The 10th and 11th brought another pair of agonising near-misses. First he shaved the hole with what would have been an eagle chip-in from the back of the green, and then came just as close with a birdie putt from the fringe. 

But then he squared his crosshairs, birdieing 12 and 13. A couple of pars followed before he returned to the 16th, a hole on which he keeps on layering narrative. There’s a plaque on its fairway in his honour, memorialising his magical three-wood into the green on his way to victory on the final day in 2016. He couldn’t have tried to replicate it today even if he tried, as he broke his three-wood on the sixth tee. (He diplomatically described its damage resulting from a “flick” at the tee-marker.) 

At 16 he veered slightly left and into the semi-rough, from where a right-sided pin by the water proved dangerously tempting. The ball squirted out right, kicked off a jutting piece of rock on the green’s sloping face, and bounced into the water. 

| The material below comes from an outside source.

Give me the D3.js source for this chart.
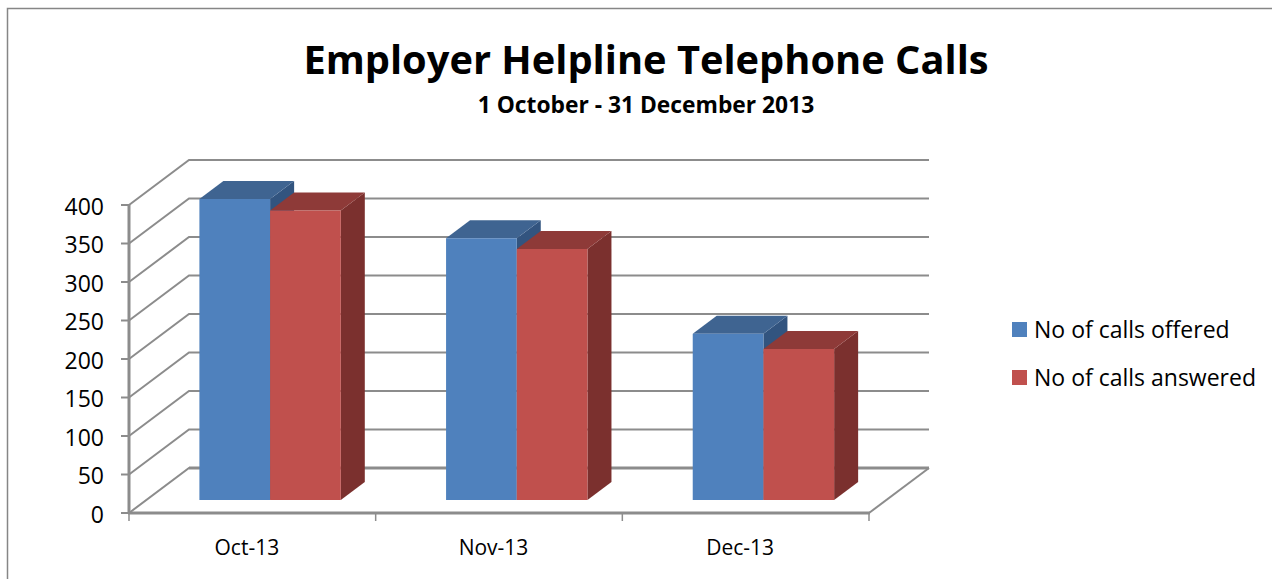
<!DOCTYPE html>
<html>
<head>
<meta charset="utf-8">
<script src="https://cdn.jsdelivr.net/npm/d3@7/dist/d3.min.js"></script>
<style>
html,body{margin:0;padding:0;background:#fff;overflow:hidden}
text{font-family:"Open Sans",Lato,sans-serif;fill:#000}
</style>
</head>
<body>
<svg id="chart" width="1272" height="579"></svg>
<script>
const months = ["Oct-13", "Nov-13", "Dec-13"];
const seriesNames = ["No of calls offered", "No of calls answered"];
const offered = [391, 340, 216];
const answered = [376, 326, 196];
const yTicks = [0, 50, 100, 150, 200, 250, 300, 350, 400];

const faces = [
  {front: "#4f81bd", top: "#3f6491", side: "#32547f"},
  {front: "#c0504d", top: "#8e3a38", side: "#7b302e"}
];
const gridColor = "#8c8c8c";

const svg = d3.select("#chart");

// Oblique projection: depth t runs from the front of the floor (0) to the back wall (1).
const depthX = 60, depthY = -45;
const x = d3.scaleBand().domain(months).range([129, 869]);
const y = d3.scaleLinear().domain([0, 400]).range([513, 205]);
const project = (px, v, t) => [px + depthX * t, y(v) + depthY * t];
const path = pts => "M" + pts.map(p => p.join(",")).join("L") + "Z";

// Outer frame: only the top and left edges fall inside the page.
svg.append("path")
  .attr("d", "M7.5,579V8.5H1272")
  .attr("fill", "none").attr("stroke", "#868686").attr("stroke-width", 1.5);

// Title block
svg.append("text").attr("x", 646).attr("y", 74).attr("text-anchor", "middle")
  .attr("font-size", 39.8).attr("font-weight", 700)
  .text("Employer Helpline Telephone Calls");
svg.append("text").attr("x", 646).attr("y", 112.5).attr("text-anchor", "middle")
  .attr("font-size", 22.8).attr("font-weight", 700)
  .text("1 October - 31 December 2013");

// Gridlines on the side and back walls
const grid = svg.append("g").attr("fill", "none").attr("stroke", gridColor).attr("stroke-width", 2);
yTicks.forEach(v => {
  const a = project(x.range()[0], v, 0), b = project(x.range()[0], v, 1), c = project(x.range()[1], v, 1);
  grid.append("polyline").attr("points", [a, b, c].map(p => p.join(",")).join(" "));
});

// Heavier line where the floor meets the back wall
const floorBackLeft = project(x.range()[0], 0, 1), floorBackRight = project(x.range()[1], 0, 1);
svg.append("line").attr("x1", floorBackLeft[0]).attr("y1", floorBackLeft[1])
  .attr("x2", floorBackRight[0]).attr("y2", floorBackRight[1])
  .attr("stroke", gridColor).attr("stroke-width", 3);

// Floor front-right edge
const floorFront = project(x.range()[1], 0, 0);
svg.append("line").attr("x1", floorFront[0]).attr("y1", floorFront[1])
  .attr("x2", floorBackRight[0]).attr("y2", floorBackRight[1])
  .attr("stroke", gridColor).attr("stroke-width", 2);

// Value axis with labels
const yAxis = svg.append("g");
yAxis.append("line").attr("x1", 129).attr("x2", 129).attr("y1", y(400)).attr("y2", y(0) + 1)
  .attr("stroke", gridColor).attr("stroke-width", 3);
yTicks.forEach(v => {
  yAxis.append("line").attr("x1", 121).attr("x2", 129).attr("y1", y(v)).attr("y2", y(v))
    .attr("stroke", gridColor).attr("stroke-width", 2);
  yAxis.append("text").attr("x", 104).attr("y", y(v) + 9.5).attr("text-anchor", "end")
    .attr("font-size", 23).text(v);
});

// Category axis with labels
const xAxis = svg.append("g");
xAxis.append("line").attr("x1", 128).attr("x2", 870).attr("y1", y(0)).attr("y2", y(0))
  .attr("stroke", gridColor).attr("stroke-width", 3);
[...months.map(m => x(m)), x.range()[1]].forEach(px => {
  xAxis.append("line").attr("x1", px).attr("x2", px).attr("y1", y(0)).attr("y2", y(0) + 8)
    .attr("stroke", gridColor).attr("stroke-width", 1.5);
});
months.forEach(m => {
  xAxis.append("text").attr("x", x(m) + x.bandwidth() / 2 - 5.5).attr("y", 555)
    .attr("text-anchor", "middle").attr("font-size", 21).text(m);
});

// Bars: each one is a front, top and side face between two depth positions.
const tFront = 0.29, tBack = 0.69;
const barWidth = 70.7, barInset = 53;
const bars = svg.append("g");
[offered, answered].forEach((values, s) => {
  months.forEach((m, i) => {
    const left = x(m) + barInset + s * barWidth, right = left + barWidth, v = values[i];
    const A = project(left, v, tFront), B = project(right, v, tFront),
          C = project(right, v, tBack), D = project(left, v, tBack),
          E = project(right, 0, tFront), F = project(right, 0, tBack),
          G = project(left, 0, tFront);
    const g = bars.append("g");
    g.append("path").attr("d", path([B, C, F, E])).attr("fill", faces[s].side);
    g.append("path").attr("d", path([A, B, C, D])).attr("fill", faces[s].top);
    g.append("path").attr("d", path([A, B, E, G])).attr("fill", faces[s].front);
  });
});

// Legend
const legend = svg.append("g");
seriesNames.forEach((name, i) => {
  const ly = 322 + i * 48;
  legend.append("rect").attr("x", 1012).attr("y", ly).attr("width", 15).attr("height", 15)
    .attr("fill", faces[i].front);
  legend.append("text").attr("x", 1034).attr("y", ly + 16).attr("font-size", 23).text(name);
});
</script>
</body>
</html>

He couldn’t bemoan bad luck for long. McIlroy took a drop from the fairway but didn’t adjust for a sudden breeze. But rather than drop straight into the water, it caught an inch of exposed rock and bounced up and onto the green. He missed a putt for par, took a bogey for which he briefly cursed himself before acknowledging it was an acceptable price. 

McIlroy said afterwards that the hole’s layout and his distance means it is uniquely built for “drama” (he eagled it yesterday), so goodness knows what’s to come tomorrow. Not everyone was rapt by it all: as McIlroy walked along the river bed to the 17th tee, he passed a man fly-fishing blithely, waist-deep in the Liffey. 

McIlroy instead cast a couple of closing spells. He instantly got his shot back by birdieing 17, and then blasted a monstrous, 346-yard down the final fairway to set up a closing birdie. 

He signed for a six-under 66, his best round of the week and one not bettered by anyone else in the field today. He left the course just one shot off the lead, though was too modest to admit his presence on the leaderboard will unsettle the other contenders. 

He wasn’t at his best, but McIlroy’s B-game is still utterly magnetic. 

“Everytime I get myself in contention, I don’t feel my absolute best to get into contention”, he said after his round. “Then whenever I am in contention I am playing against guys who are playing at their best. 

“I felt very solid today. I didn’t feel I did anything special.” 

It sure didn’t feel like that to the rest of us.